#### Short exercise
The listing below holds pictures; exclude them. Return exactly the lines from the one with "Output the Python" through the one with "plt.rcParams['font.family'] = ['Open".

#### Records to use
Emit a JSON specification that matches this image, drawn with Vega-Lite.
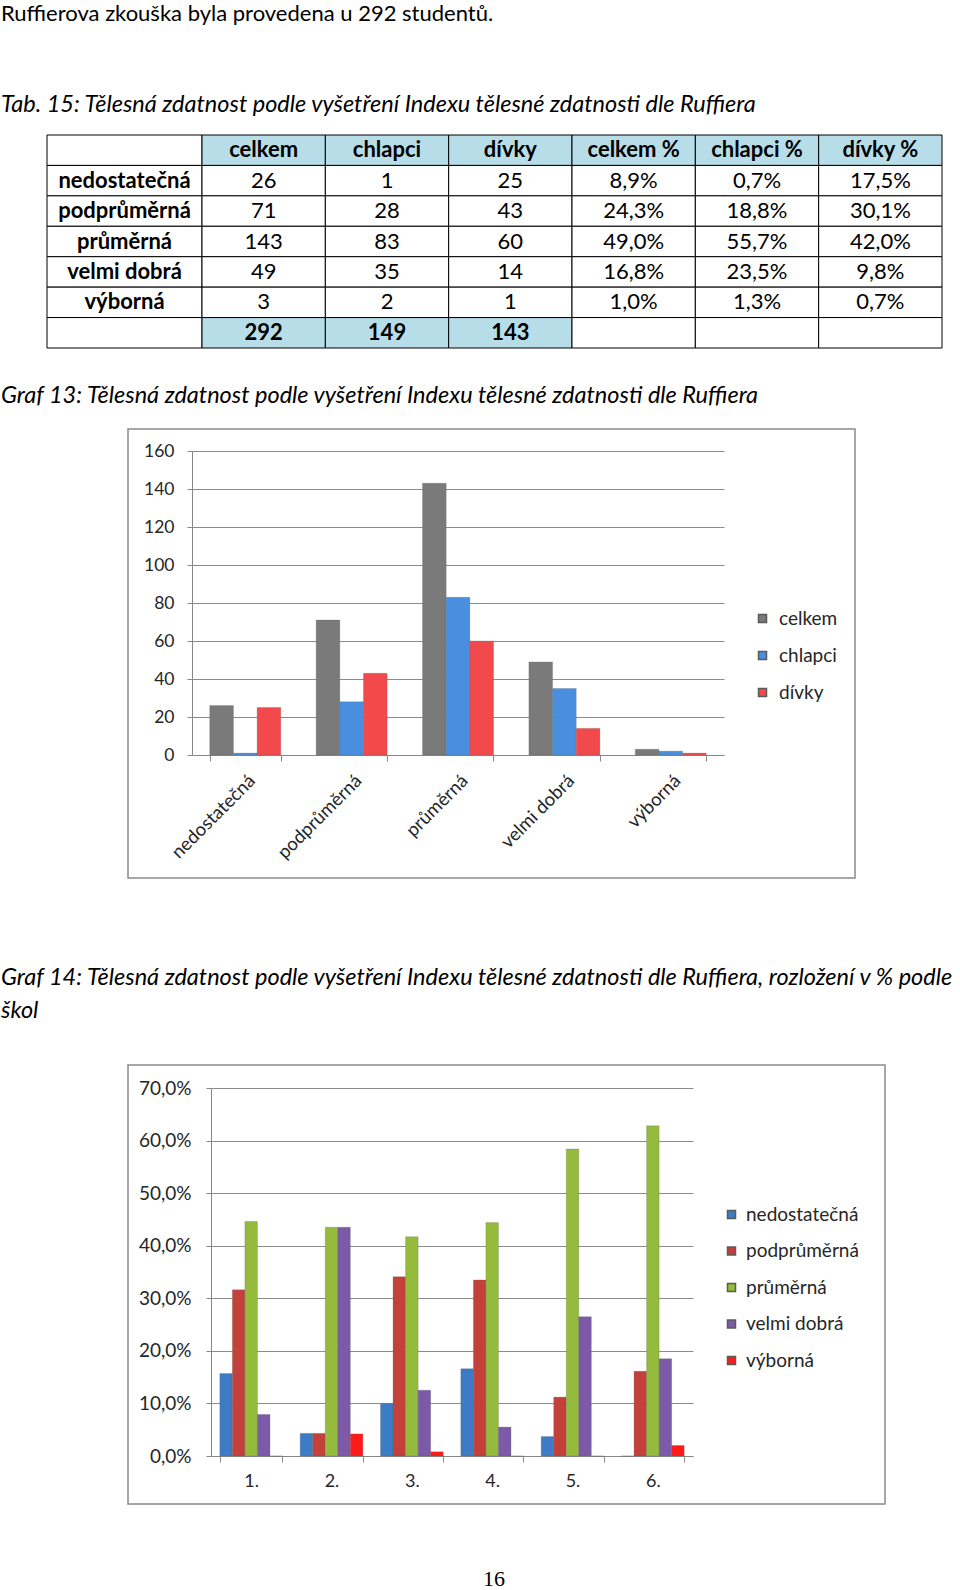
{
  "$schema": "https://vega.github.io/schema/vega-lite/v6.json",
  "padding": 0,
  "background": "white",
  "columns": 2,
  "spacing": 0,
  "bounds": "flush",
  "resolve": {"scale": {"color": "independent", "xOffset": "independent"}, "legend": {"color": "independent"}},
  "config": {
    "view": {"stroke": null},
    "font": "Lato",
    "locale": {"number": {"decimal": ",", "thousands": " ", "grouping": [3], "currency": ["", " Kč"]}},
    "axis": {"labelFont": "Lato", "labelColor": "#262626", "domainColor": "#878787", "tickColor": "#878787", "gridColor": "#8c8c8c", "gridWidth": 1, "domainWidth": 1, "titleFont": "Lato"},
    "legend": {"labelFont": "Lato", "labelColor": "#262626"}
  },
  "concat": [
    {"width": 127, "height": 0, "data": {"values": []}, "mark": "point"},
    {
      "width": 833,
      "height": 429,
      "title": {
        "text": "Ruffierova zkouška byla provedena u 292 studentů.",
        "subtitle": "Tab. 15: Tělesná zdatnost podle vyšetření Indexu tělesné zdatnosti dle Ruffiera",
        "anchor": "start", "frame": "group", "orient": "top", "offset": -117, "dx": -127,
        "font": "Lato", "fontSize": 22, "fontWeight": "normal", "color": "#000000",
        "subtitleFont": "Lato", "subtitleFontSize": 23.5, "subtitleFontStyle": "italic", "subtitleColor": "#000000",
        "subtitlePadding": 67
      },
      "layer": [
        {
          "data": {"values": [
            {"r": "h", "c": "lbl", "t": ""},
            {"r": "1", "c": "lbl", "t": "nedostatečná"},
            {"r": "2", "c": "lbl", "t": "podprůměrná"},
            {"r": "3", "c": "lbl", "t": "průměrná"},
            {"r": "4", "c": "lbl", "t": "velmi dobrá"},
            {"r": "5", "c": "lbl", "t": "výborná"},
            {"r": "t", "c": "lbl", "t": ""}
          ]},
          "encoding": {
            "x": {"field": "c", "type": "nominal", "axis": null, "scale": {"domain": ["lbl"], "range": [-81, 74], "paddingInner": 0, "paddingOuter": 0}},
            "y": {"field": "r", "type": "nominal", "axis": null, "scale": {"domain": ["h", "1", "2", "3", "4", "5", "t"], "range": [135, 348], "paddingInner": 0, "paddingOuter": 0}}
          },
          "layer": [
            {"mark": {"type": "rect", "fill": "white", "stroke": "black", "strokeWidth": 1}},
            {"mark": {"type": "text", "fontWeight": "bold", "fontSize": 22, "font": "Lato", "color": "black"}, "encoding": {"text": {"field": "t"}}}
          ]
        },
        {
          "data": {"values": [
            {"r": "h", "c": "celkem", "t": "celkem"}, {"r": "h", "c": "chlapci", "t": "chlapci"}, {"r": "h", "c": "dívky", "t": "dívky"},
            {"r": "h", "c": "celkem %", "t": "celkem %"}, {"r": "h", "c": "chlapci %", "t": "chlapci %"}, {"r": "h", "c": "dívky %", "t": "dívky %"},
            {"r": "1", "c": "celkem", "t": "26"}, {"r": "1", "c": "chlapci", "t": "1"}, {"r": "1", "c": "dívky", "t": "25"},
            {"r": "1", "c": "celkem %", "t": "8,9%"}, {"r": "1", "c": "chlapci %", "t": "0,7%"}, {"r": "1", "c": "dívky %", "t": "17,5%"},
            {"r": "2", "c": "celkem", "t": "71"}, {"r": "2", "c": "chlapci", "t": "28"}, {"r": "2", "c": "dívky", "t": "43"},
            {"r": "2", "c": "celkem %", "t": "24,3%"}, {"r": "2", "c": "chlapci %", "t": "18,8%"}, {"r": "2", "c": "dívky %", "t": "30,1%"},
            {"r": "3", "c": "celkem", "t": "143"}, {"r": "3", "c": "chlapci", "t": "83"}, {"r": "3", "c": "dívky", "t": "60"},
            {"r": "3", "c": "celkem %", "t": "49,0%"}, {"r": "3", "c": "chlapci %", "t": "55,7%"}, {"r": "3", "c": "dívky %", "t": "42,0%"},
            {"r": "4", "c": "celkem", "t": "49"}, {"r": "4", "c": "chlapci", "t": "35"}, {"r": "4", "c": "dívky", "t": "14"},
            {"r": "4", "c": "celkem %", "t": "16,8%"}, {"r": "4", "c": "chlapci %", "t": "23,5%"}, {"r": "4", "c": "dívky %", "t": "9,8%"},
            {"r": "5", "c": "celkem", "t": "3"}, {"r": "5", "c": "chlapci", "t": "2"}, {"r": "5", "c": "dívky", "t": "1"},
            {"r": "5", "c": "celkem %", "t": "1,0%"}, {"r": "5", "c": "chlapci %", "t": "1,3%"}, {"r": "5", "c": "dívky %", "t": "0,7%"},
            {"r": "t", "c": "celkem", "t": "292"}, {"r": "t", "c": "chlapci", "t": "149"}, {"r": "t", "c": "dívky", "t": "143"},
            {"r": "t", "c": "celkem %", "t": ""}, {"r": "t", "c": "chlapci %", "t": ""}, {"r": "t", "c": "dívky %", "t": ""}
          ]},
          "encoding": {
            "x": {"field": "c", "type": "nominal", "axis": null, "scale": {"domain": ["celkem", "chlapci", "dívky", "celkem %", "chlapci %", "dívky %"], "range": [74, 814], "paddingInner": 0, "paddingOuter": 0}},
            "y": {"field": "r", "type": "nominal", "axis": null, "scale": {"domain": ["h", "1", "2", "3", "4", "5", "t"], "range": [135, 348], "paddingInner": 0, "paddingOuter": 0}}
          },
          "layer": [
            {"mark": {"type": "rect", "stroke": "black", "strokeWidth": 1},
             "encoding": {"fill": {"condition": {"test": "datum.r == 'h' || (datum.r == 't' && datum.t != '')", "value": "#b7dde8"}, "value": "white"}}},
            {"transform": [{"filter": "datum.r == 'h' || datum.r == 't'"}],
             "mark": {"type": "text", "fontWeight": "bold", "fontSize": 22, "font": "Lato", "color": "black"}, "encoding": {"text": {"field": "t"}}},
            {"transform": [{"filter": "datum.r != 'h' && datum.r != 't'"}],
             "mark": {"type": "text", "fontWeight": "normal", "fontSize": 22, "font": "Lato", "color": "black"}, "encoding": {"text": {"field": "t"}}}
          ]
        }
      ],
      "resolve": {"scale": {"x": "independent"}}
    },
    {"width": 127, "height": 636, "data": {"values": []}, "mark": "point"},
    {
      "width": 727,
      "height": 449,
      "view": {"stroke": "#8a8a8a", "strokeWidth": 1.5},
      "title": {"text": "Graf 13: Tělesná zdatnost podle vyšetření Indexu tělesné zdatnosti dle Ruffiera", "anchor": "start", "frame": "group", "orient": "top", "dx": -127, "offset": 22, "font": "Lato", "fontSize": 23.5, "fontStyle": "italic", "fontWeight": "normal", "color": "#000000"},
      "data": {"values": [
        {"kategorie": "nedostatečná", "skupina": "celkem", "pocet": 26},
        {"kategorie": "nedostatečná", "skupina": "chlapci", "pocet": 1},
        {"kategorie": "nedostatečná", "skupina": "dívky", "pocet": 25},
        {"kategorie": "podprůměrná", "skupina": "celkem", "pocet": 71},
        {"kategorie": "podprůměrná", "skupina": "chlapci", "pocet": 28},
        {"kategorie": "podprůměrná", "skupina": "dívky", "pocet": 43},
        {"kategorie": "průměrná", "skupina": "celkem", "pocet": 143},
        {"kategorie": "průměrná", "skupina": "chlapci", "pocet": 83},
        {"kategorie": "průměrná", "skupina": "dívky", "pocet": 60},
        {"kategorie": "velmi dobrá", "skupina": "celkem", "pocet": 49},
        {"kategorie": "velmi dobrá", "skupina": "chlapci", "pocet": 35},
        {"kategorie": "velmi dobrá", "skupina": "dívky", "pocet": 14},
        {"kategorie": "výborná", "skupina": "celkem", "pocet": 3},
        {"kategorie": "výborná", "skupina": "chlapci", "pocet": 2},
        {"kategorie": "výborná", "skupina": "dívky", "pocet": 1}
      ]},
      "mark": {"type": "bar", "stroke": "#5a5a5a", "strokeWidth": 0.4, "strokeOpacity": 0.6},
      "encoding": {
        "x": {"field": "kategorie", "type": "nominal", "sort": ["nedostatečná", "podprůměrná", "průměrná", "velmi dobrá", "výborná"],
              "scale": {"range": [64, 596], "paddingInner": 0.333, "paddingOuter": 0.167},
              "axis": {"title": null, "offset": -123, "labelAngle": -45, "tickBand": "extent", "tickSize": 6, "labelFontSize": 18.5, "labelPadding": 10, "grid": false}},
        "xOffset": {"field": "skupina", "type": "nominal", "sort": ["celkem", "chlapci", "dívky"], "scale": {"domain": ["celkem", "chlapci", "dívky"], "range": [0, 71], "paddingInner": 0, "paddingOuter": 0}},
        "y": {"field": "pocet", "type": "quantitative",
              "scale": {"domain": [0, 160], "range": [326, 22], "nice": false},
              "axis": {"title": null, "offset": -64, "values": [0, 20, 40, 60, 80, 100, 120, 140, 160], "grid": true, "tickSize": 5, "labelFontSize": 17.5, "labelPadding": 13}},
        "color": {"field": "skupina", "type": "nominal",
                  "scale": {"domain": ["celkem", "chlapci", "dívky"], "range": ["#7a7a7a", "#4a8fdf", "#f24a4c"]},
                  "legend": {"title": null, "orient": "none", "legendX": 625, "legendY": 180, "symbolType": "square", "symbolSize": 64, "labelFontSize": 19, "rowPadding": 17, "labelOffset": 7}}
      }
    },
    {
      "width": 127,
      "height": 525,
      "data": {"values": []},
      "mark": "point",
      "title": {"text": "16", "orient": "bottom", "anchor": "start", "frame": "group", "dx": 482, "offset": -21, "font": "Liberation Serif", "fontSize": 22, "fontWeight": "normal", "color": "#000000"}
    },
    {
      "width": 757,
      "height": 439,
      "view": {"stroke": "#8a8a8a", "strokeWidth": 1.5},
      "title": {"text": ["Graf 14: Tělesná zdatnost podle vyšetření Indexu tělesné zdatnosti dle Ruffiera,  rozložení v % podle", "škol"], "lineHeight": 33, "anchor": "start", "frame": "group", "orient": "top", "dx": -127, "offset": 43, "font": "Lato", "fontSize": 23.5, "fontStyle": "italic", "fontWeight": "normal", "color": "#000000"},
      "data": {"values": [
        {"skola": "1.", "hodnoceni": "nedostatečná", "podil": 0.157},
        {"skola": "1.", "hodnoceni": "podprůměrná", "podil": 0.316},
        {"skola": "1.", "hodnoceni": "průměrná", "podil": 0.446},
        {"skola": "1.", "hodnoceni": "velmi dobrá", "podil": 0.079},
        {"skola": "1.", "hodnoceni": "výborná", "podil": 0},
        {"skola": "2.", "hodnoceni": "nedostatečná", "podil": 0.043},
        {"skola": "2.", "hodnoceni": "podprůměrná", "podil": 0.043},
        {"skola": "2.", "hodnoceni": "průměrná", "podil": 0.435},
        {"skola": "2.", "hodnoceni": "velmi dobrá", "podil": 0.435},
        {"skola": "2.", "hodnoceni": "výborná", "podil": 0.042},
        {"skola": "3.", "hodnoceni": "nedostatečná", "podil": 0.1},
        {"skola": "3.", "hodnoceni": "podprůměrná", "podil": 0.341},
        {"skola": "3.", "hodnoceni": "průměrná", "podil": 0.417},
        {"skola": "3.", "hodnoceni": "velmi dobrá", "podil": 0.125},
        {"skola": "3.", "hodnoceni": "výborná", "podil": 0.008},
        {"skola": "4.", "hodnoceni": "nedostatečná", "podil": 0.166},
        {"skola": "4.", "hodnoceni": "podprůměrná", "podil": 0.335},
        {"skola": "4.", "hodnoceni": "průměrná", "podil": 0.444},
        {"skola": "4.", "hodnoceni": "velmi dobrá", "podil": 0.055},
        {"skola": "4.", "hodnoceni": "výborná", "podil": 0},
        {"skola": "5.", "hodnoceni": "nedostatečná", "podil": 0.037},
        {"skola": "5.", "hodnoceni": "podprůměrná", "podil": 0.112},
        {"skola": "5.", "hodnoceni": "průměrná", "podil": 0.584},
        {"skola": "5.", "hodnoceni": "velmi dobrá", "podil": 0.265},
        {"skola": "5.", "hodnoceni": "výborná", "podil": 0},
        {"skola": "6.", "hodnoceni": "nedostatečná", "podil": 0},
        {"skola": "6.", "hodnoceni": "podprůměrná", "podil": 0.161},
        {"skola": "6.", "hodnoceni": "průměrná", "podil": 0.628},
        {"skola": "6.", "hodnoceni": "velmi dobrá", "podil": 0.185},
        {"skola": "6.", "hodnoceni": "výborná", "podil": 0.02}
      ]},
      "mark": {"type": "bar", "stroke": "#5a5a5a", "strokeWidth": 0.4, "strokeOpacity": 0.6},
      "encoding": {
        "x": {"field": "skola", "type": "nominal", "sort": ["1.", "2.", "3.", "4.", "5.", "6."],
              "scale": {"range": [83, 565], "paddingInner": 0.22, "paddingOuter": 0.11},
              "axis": {"title": null, "offset": -48, "labelAngle": 0, "tickBand": "extent", "tickSize": 6, "labelFontSize": 18, "labelPadding": 10, "grid": false}},
        "xOffset": {"field": "hodnoceni", "type": "nominal", "sort": ["nedostatečná", "podprůměrná", "průměrná", "velmi dobrá", "výborná"], "scale": {"domain": ["nedostatečná", "podprůměrná", "průměrná", "velmi dobrá", "výborná"], "range": [0, 62.7], "paddingInner": 0, "paddingOuter": 0}},
        "y": {"field": "podil", "type": "quantitative",
              "scale": {"domain": [0, 0.7], "range": [391, 23], "nice": false},
              "axis": {"title": null, "offset": -83, "values": [0, 0.1, 0.2, 0.3, 0.4, 0.5, 0.6, 0.7], "format": ".1%", "grid": true, "tickSize": 5, "labelFontSize": 19, "labelPadding": 15}},
        "color": {"field": "hodnoceni", "type": "nominal",
                  "scale": {"domain": ["nedostatečná", "podprůměrná", "průměrná", "velmi dobrá", "výborná"], "range": ["#3c7cc6", "#c3403b", "#95bb3c", "#7d5aa8", "#ff1a1a"]},
                  "legend": {"title": null, "orient": "none", "legendX": 594, "legendY": 140, "symbolType": "square", "symbolSize": 64, "labelFontSize": 19, "rowPadding": 16.5, "labelOffset": 5}}
      }
    }
  ]
}
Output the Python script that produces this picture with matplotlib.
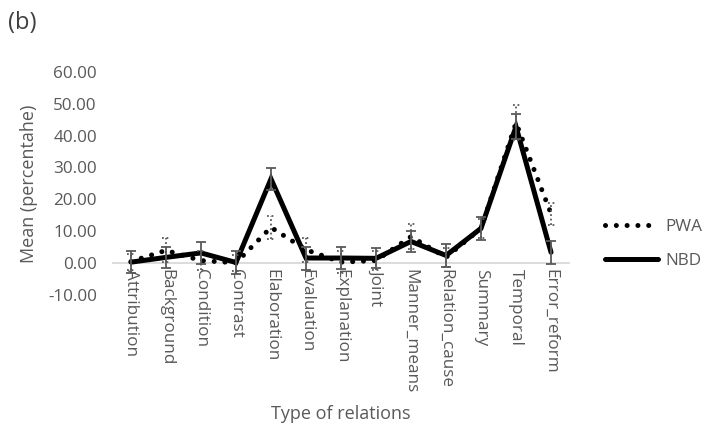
import matplotlib
matplotlib.use("Agg")
import matplotlib.pyplot as plt
import numpy as np

plt.rcParams['font.family'] = ['Open Sans', 'DejaVu Sans']

# data
categories = ['Attribution', 'Background', 'Condition', 'Contrast', 'Elaboration',
              'Evaluation', 'Explanation', 'Joint', 'Manner_means', 'Relation_cause',
              'Summary', 'Temporal', 'Error_reform']
pwa = [0.5, 4.0, 0.8, 0.1, 11.2, 4.2, 0.3, 0.8, 8.3, 1.8, 10.9, 44.0, 15.5]
pwa_err = [2.5, 3.8, 3.0, 2.5, 3.7, 3.7, 3.5, 3.0, 4.0, 3.0, 3.0, 5.5, 3.5]
nbd = [0.3, 1.8, 3.2, 0.2, 26.4, 1.6, 1.6, 1.5, 6.8, 2.4, 10.9, 42.8, 3.4]
nbd_err = [3.4, 3.2, 3.4, 3.5, 3.5, 3.6, 3.5, 3.1, 3.3, 3.6, 3.5, 4.0, 3.6]
yticks = [-10, 0, 10, 20, 30, 40, 50, 60]

grey = '#595959'

fig = plt.figure(figsize=(7.11, 4.40), dpi=100)
ax = fig.add_axes([0.1596, 0.3295, 0.64, 0.5075])

x = np.arange(len(categories))

# lines
ax.plot(x, pwa, color='black', lw=3.6, linestyle=(0, (0.01, 2.15)),
        dash_capstyle='round', label='PWA', zorder=3)
ax.plot(x, nbd, color='black', lw=3.6, solid_capstyle='round',
        solid_joinstyle='miter', label='NBD', zorder=4)

# error bars: NBD solid grey, PWA dotted grey
ax.errorbar(x, nbd, yerr=nbd_err, fmt='none', ecolor=grey, elinewidth=1.3,
            capsize=3.6, capthick=1.3, zorder=5)
pwa_lo = np.array(pwa) - np.array(pwa_err)
pwa_hi = np.array(pwa) + np.array(pwa_err)
ax.vlines(x, pwa_lo, pwa_hi, colors=grey, linestyles=(0, (1, 1.5)), lw=1.3, zorder=5)
ax.hlines(pwa_lo, x - 0.1, x + 0.1, colors=grey, linestyles=(0, (1, 1.5)), lw=1.3, zorder=5)
ax.hlines(pwa_hi, x - 0.1, x + 0.1, colors=grey, linestyles=(0, (1, 1.5)), lw=1.3, zorder=5)

ax.set_xlim(-0.5, len(categories) - 0.5)
ax.set_ylim(-10, 60)

# axis styling, category axis sits at y = 0
for s in ['top', 'right', 'left']:
    ax.spines[s].set_visible(False)
ax.spines['bottom'].set_position(('data', 0))
ax.spines['bottom'].set_color('#d9d9d9')
ax.spines['bottom'].set_linewidth(1.3)
ax.spines['bottom'].set_zorder(1)

ax.set_xticks(x)
ax.set_xticklabels(categories, rotation=-90, fontsize=12.3, color=grey)
ax.tick_params(axis='x', length=0, pad=4)
ax.set_yticks(yticks)
ax.set_yticklabels(['%.2f' % v for v in yticks], fontsize=12.3, color=grey)
ax.tick_params(axis='y', length=0, pad=12)

ax.set_ylabel('Mean (percentahe)', fontsize=13, color=grey, labelpad=7)
fig.text(0.479, 0.06, 'Type of relations', fontsize=13, color=grey,
         ha='center', va='center')
fig.text(0.011, 0.948, '(b)', fontsize=17, color='#404040', ha='left', va='center')

fig.legend(loc='center left', bbox_to_anchor=(0.851, 0.4455), frameon=False,
           fontsize=12.3, handlelength=3.1, handletextpad=0.45, labelspacing=1.0,
           borderpad=0, borderaxespad=0, labelcolor=grey)

fig.savefig('out.png', dpi=100)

#### Reply to the task
Output the Python script that produces this picture with matplotlib.
import matplotlib
matplotlib.use("Agg")
import matplotlib.pyplot as plt
import numpy as np

plt.rcParams['font.family'] = ['Open Sans', 'DejaVu Sans']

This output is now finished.